--- begin Materials provided ---
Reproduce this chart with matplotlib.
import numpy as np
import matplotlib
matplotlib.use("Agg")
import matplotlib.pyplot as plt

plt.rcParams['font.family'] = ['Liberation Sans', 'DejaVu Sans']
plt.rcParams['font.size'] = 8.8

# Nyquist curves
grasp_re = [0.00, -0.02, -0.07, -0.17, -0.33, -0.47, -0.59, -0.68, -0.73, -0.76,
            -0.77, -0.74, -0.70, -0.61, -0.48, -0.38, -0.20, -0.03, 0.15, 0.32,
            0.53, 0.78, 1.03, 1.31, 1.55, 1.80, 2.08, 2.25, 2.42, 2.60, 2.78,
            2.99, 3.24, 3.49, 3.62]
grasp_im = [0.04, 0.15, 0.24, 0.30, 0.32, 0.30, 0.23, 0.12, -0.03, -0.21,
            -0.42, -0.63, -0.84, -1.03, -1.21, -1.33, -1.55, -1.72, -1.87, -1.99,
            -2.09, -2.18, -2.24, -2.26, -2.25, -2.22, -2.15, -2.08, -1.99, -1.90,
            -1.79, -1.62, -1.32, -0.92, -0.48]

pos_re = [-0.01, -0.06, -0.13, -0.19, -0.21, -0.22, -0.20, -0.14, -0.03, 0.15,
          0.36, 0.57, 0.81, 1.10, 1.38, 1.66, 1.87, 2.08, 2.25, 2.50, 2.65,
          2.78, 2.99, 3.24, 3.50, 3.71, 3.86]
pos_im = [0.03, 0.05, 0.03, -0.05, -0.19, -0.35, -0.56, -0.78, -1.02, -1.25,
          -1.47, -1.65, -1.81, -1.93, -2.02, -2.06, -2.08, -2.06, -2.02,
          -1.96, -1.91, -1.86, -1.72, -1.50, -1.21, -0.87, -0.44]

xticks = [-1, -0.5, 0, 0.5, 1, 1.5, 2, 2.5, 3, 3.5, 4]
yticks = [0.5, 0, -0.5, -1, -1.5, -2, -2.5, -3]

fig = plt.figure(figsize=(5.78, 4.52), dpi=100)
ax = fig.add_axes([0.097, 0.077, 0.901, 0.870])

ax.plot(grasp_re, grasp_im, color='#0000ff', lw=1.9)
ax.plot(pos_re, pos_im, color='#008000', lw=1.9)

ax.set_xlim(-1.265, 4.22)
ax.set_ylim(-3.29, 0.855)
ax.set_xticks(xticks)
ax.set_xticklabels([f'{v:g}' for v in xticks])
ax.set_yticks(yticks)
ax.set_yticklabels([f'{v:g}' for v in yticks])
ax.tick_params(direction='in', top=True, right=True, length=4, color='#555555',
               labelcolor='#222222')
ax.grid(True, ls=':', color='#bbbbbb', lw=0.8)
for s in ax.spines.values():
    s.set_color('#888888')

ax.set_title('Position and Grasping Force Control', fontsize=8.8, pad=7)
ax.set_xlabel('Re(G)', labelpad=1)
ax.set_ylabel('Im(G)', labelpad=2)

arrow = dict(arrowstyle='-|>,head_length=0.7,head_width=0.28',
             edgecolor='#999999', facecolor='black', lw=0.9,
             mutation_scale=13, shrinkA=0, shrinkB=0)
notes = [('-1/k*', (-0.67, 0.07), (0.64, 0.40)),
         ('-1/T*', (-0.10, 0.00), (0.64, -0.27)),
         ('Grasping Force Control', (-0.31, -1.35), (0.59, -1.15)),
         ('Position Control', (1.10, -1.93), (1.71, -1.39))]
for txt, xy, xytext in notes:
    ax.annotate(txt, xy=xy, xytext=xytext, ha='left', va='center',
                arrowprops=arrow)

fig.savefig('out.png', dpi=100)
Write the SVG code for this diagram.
--- end Materials provided ---
--- begin Materials provided ---
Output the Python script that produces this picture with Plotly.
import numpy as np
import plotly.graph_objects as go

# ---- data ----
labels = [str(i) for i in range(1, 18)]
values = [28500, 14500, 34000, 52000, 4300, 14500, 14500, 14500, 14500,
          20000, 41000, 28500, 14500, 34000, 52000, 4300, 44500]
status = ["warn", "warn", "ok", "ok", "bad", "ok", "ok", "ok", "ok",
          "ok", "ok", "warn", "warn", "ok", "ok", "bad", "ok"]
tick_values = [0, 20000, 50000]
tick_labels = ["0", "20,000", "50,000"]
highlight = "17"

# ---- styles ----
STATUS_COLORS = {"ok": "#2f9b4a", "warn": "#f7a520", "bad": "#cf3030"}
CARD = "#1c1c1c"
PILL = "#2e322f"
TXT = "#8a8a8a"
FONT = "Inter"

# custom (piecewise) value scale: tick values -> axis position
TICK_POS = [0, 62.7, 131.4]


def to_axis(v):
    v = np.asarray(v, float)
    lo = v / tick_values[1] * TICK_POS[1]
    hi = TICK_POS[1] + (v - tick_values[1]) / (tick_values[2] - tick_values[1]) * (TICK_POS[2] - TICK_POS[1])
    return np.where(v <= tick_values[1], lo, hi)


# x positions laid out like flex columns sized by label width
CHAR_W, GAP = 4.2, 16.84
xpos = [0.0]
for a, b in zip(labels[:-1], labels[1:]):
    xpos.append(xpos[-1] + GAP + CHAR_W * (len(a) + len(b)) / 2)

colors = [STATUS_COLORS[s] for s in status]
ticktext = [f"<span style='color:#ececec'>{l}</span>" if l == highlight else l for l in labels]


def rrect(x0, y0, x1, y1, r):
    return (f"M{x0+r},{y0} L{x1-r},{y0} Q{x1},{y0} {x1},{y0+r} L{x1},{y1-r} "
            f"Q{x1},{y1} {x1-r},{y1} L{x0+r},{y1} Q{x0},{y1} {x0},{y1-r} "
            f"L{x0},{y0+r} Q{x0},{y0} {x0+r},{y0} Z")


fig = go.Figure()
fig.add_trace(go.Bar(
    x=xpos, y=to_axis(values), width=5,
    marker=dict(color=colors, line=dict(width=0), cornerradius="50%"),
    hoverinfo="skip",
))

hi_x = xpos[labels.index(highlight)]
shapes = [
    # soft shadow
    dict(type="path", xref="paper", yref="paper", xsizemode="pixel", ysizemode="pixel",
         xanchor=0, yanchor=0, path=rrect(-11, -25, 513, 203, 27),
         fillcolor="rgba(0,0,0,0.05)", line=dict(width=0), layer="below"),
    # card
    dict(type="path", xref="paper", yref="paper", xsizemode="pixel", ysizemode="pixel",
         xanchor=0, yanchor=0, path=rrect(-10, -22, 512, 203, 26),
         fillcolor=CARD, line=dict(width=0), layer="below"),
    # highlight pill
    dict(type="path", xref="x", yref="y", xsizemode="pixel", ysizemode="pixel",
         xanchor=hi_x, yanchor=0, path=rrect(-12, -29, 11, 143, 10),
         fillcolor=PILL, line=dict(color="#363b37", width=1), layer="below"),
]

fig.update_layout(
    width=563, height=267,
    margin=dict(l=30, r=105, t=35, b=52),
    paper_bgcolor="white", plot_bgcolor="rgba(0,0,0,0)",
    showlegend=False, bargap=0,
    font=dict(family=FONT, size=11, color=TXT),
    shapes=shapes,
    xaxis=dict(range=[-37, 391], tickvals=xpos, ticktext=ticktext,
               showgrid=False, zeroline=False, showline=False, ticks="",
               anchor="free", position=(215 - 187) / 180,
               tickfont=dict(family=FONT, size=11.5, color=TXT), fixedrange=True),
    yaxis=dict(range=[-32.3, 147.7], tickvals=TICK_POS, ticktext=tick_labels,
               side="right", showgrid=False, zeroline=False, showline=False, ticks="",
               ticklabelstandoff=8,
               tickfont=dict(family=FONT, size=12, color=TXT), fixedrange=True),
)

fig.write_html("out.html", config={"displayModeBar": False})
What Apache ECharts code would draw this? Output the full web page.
--- end Materials provided ---
*The request*:
How many of the lines above hold "code"? Answer with only the number.

*Exercise answer*:
2